Forrest competed in the second season of Poker Superstars Invitational Tournament, where he advanced to the quarter-final stage. He did not fare as well in season three, being mathematically eliminated early in the preliminaries. He played in the first two seasons of the GSN series High Stakes Poker.

In March 2006, Forrest won the annual National Heads-Up Poker Championship, defeating (in order) Erik Seidel, Chad Brown, Ernie Dureck, Sam Farha, Shahram Sheikhan and Chris Ferguson to win the $500,000 first prize.

Continuing with his history of tournament success, in March 2007 Ted won the Bay 101 Shooting Stars Tournament, outlasting J. J. Liu in the longest heads up duel in World Poker Tour history. For the victory, Forrest collected the first prize of $1,100,000.

In June 2014 Ted defeated notable poker player Phil Hellmuth in the final table of the WSOP Razz event, bringing his total number of WSOP bracelets to six.

As of August 7, 2015, his total live tournament winnings exceed $6,200,000. His 31 cashes as the WSOP account for $1,922,990 of those winnings.

== Strategy differentiation ==
Forrest's no-limit Texas hold 'em strategy vastly differs from that of many other established pros who believe that pre-flop one should always raise or fold, Forrest has repeatedly stated and demonstrated in his play, that limping, or simply calling a raise, is not a bad play and should be frequently employed.

== Andy Beal Showdown ==
Forrest is well known as a competitive high-stakes gambler.

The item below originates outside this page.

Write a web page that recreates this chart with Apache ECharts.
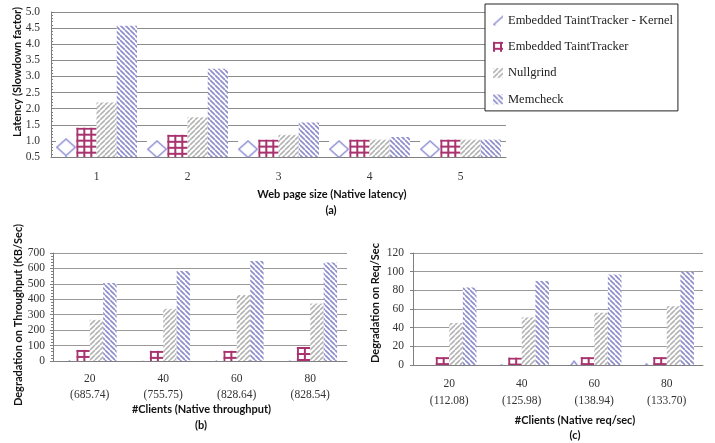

He has been a key part of a consortium of poker players who pooled their money together to play Texas billionaire Andy Beal in a series of very high limit, heads-up, Texas hold 'em games, with limits ranging anywhere from $20,000/$40,000 to $100,000/$200,000.

== World Series of Poker bracelets ==

| Year | Tournament | Prize |
|---|---|---|
| 1993 | $1,500 Seven Card Razz | $78,400 |
| 1993 | $1,500 Omaha 8 or better | $120,000 |
| 1993 | $5,000 Seven Card Stud | $114,000 |
| 2004 | $1,500 Seven Card Stud | $111,440 |
| 2004 | $1,500 No Limit Hold'em | $300,300 |
| 2014 | $1,500 Seven Card Razz | $121,196 |

Forrest's first three bracelets were stolen. He gave one of the remaining two to his daughter; and has the other locked away. Ted also owns one WSOP championship bracelet that formerly belonged to Hamid Dastmalchi, which he purchased from Dastmalchi after the 1992 World Series of Poker world champion complained that the bracelet wasn't worth what the Binion family claimed. Hamid told him, “They say it’s worth $5,000, but I’d take $1,500 for it” to which Forrest replied "Sold" and tossed him three $500 chips.

== Bad check charges ==
In September 2016, Forrest was charged in the Las Vegas Justice Court with two felonies: drawing and passing a check without sufficient funds with the intent to defraud, and theft.